7. Fry as close to the service time as possible. The food moisture quickly makes the breading or the batter soggy.

8. Protect fat from the following:

- Heat: turn off the fire after frying or to a lower holding temperature.

- Oxygen: keep fat covered in between use.

- Water: remove excess moisture from food before frying.

- Salt: never salt the food over the fryer.

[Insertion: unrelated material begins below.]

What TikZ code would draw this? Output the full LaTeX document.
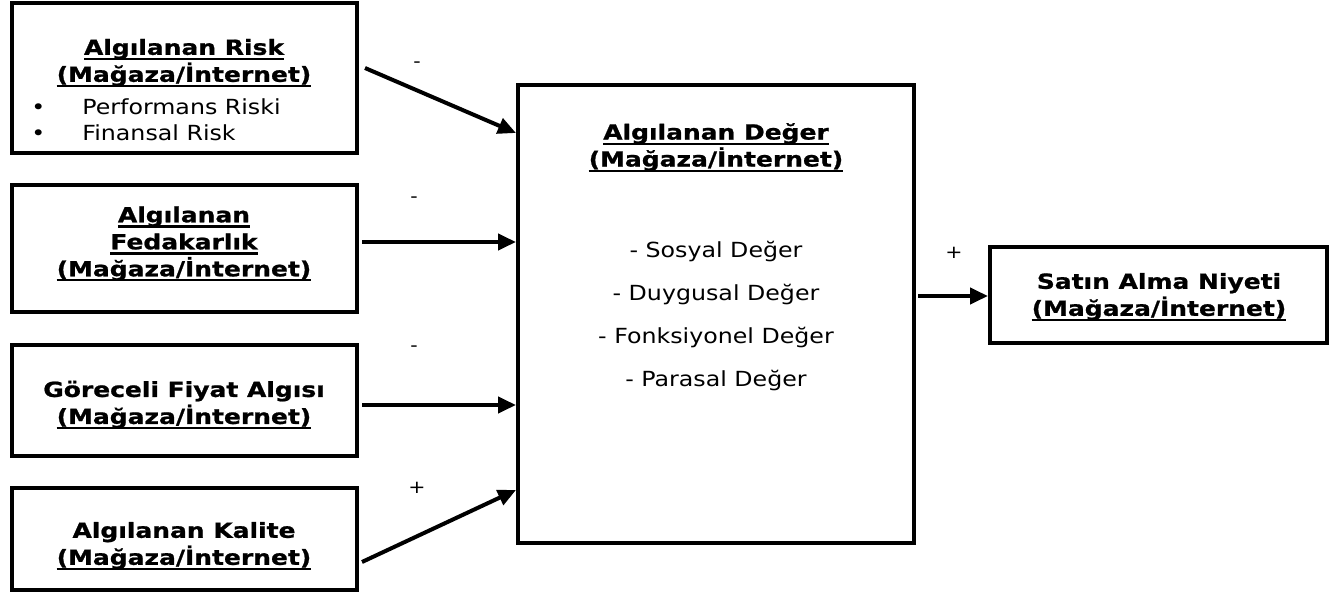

- Food particles: dust off loose crumbs before frying and skim the fat often.


PRESSURE FRYING

Pressure frying means deep-frying in a special covered fryer that traps the steam given off by the food being cooked and increases the pressure inside the kettle. Pressure frying requires accurate timing, because the product cannot be seen while it is cooking. In a standard fryer, even though the fat may be at 350°F (175°C) the temperature inside the food will not rise above 212°F (100°C), the boiling point of water. In a pressure fryer, this temperature is raised and cooks the food much faster without excessive browning. At the same time, the fat temperature could be lower (325°F/165°C).


SOUS VIDE

French for "under vacuum", is a method of cooking in which food is vacuum-sealed in a plastic pouch and then placed in a water bath or steam environment for longer than normal cooking times (usually 1 to 7 hours, up to 48 or more in some cases) at an accurately regulated temperature much lower than normally used for cooking (typically around 55 to 60 °C (131 to 140 °F) for meat, higher for vegetables). The intent is to cook the item evenly, ensuring that the inside is properly cooked without overcooking the outside, and to retain moisture.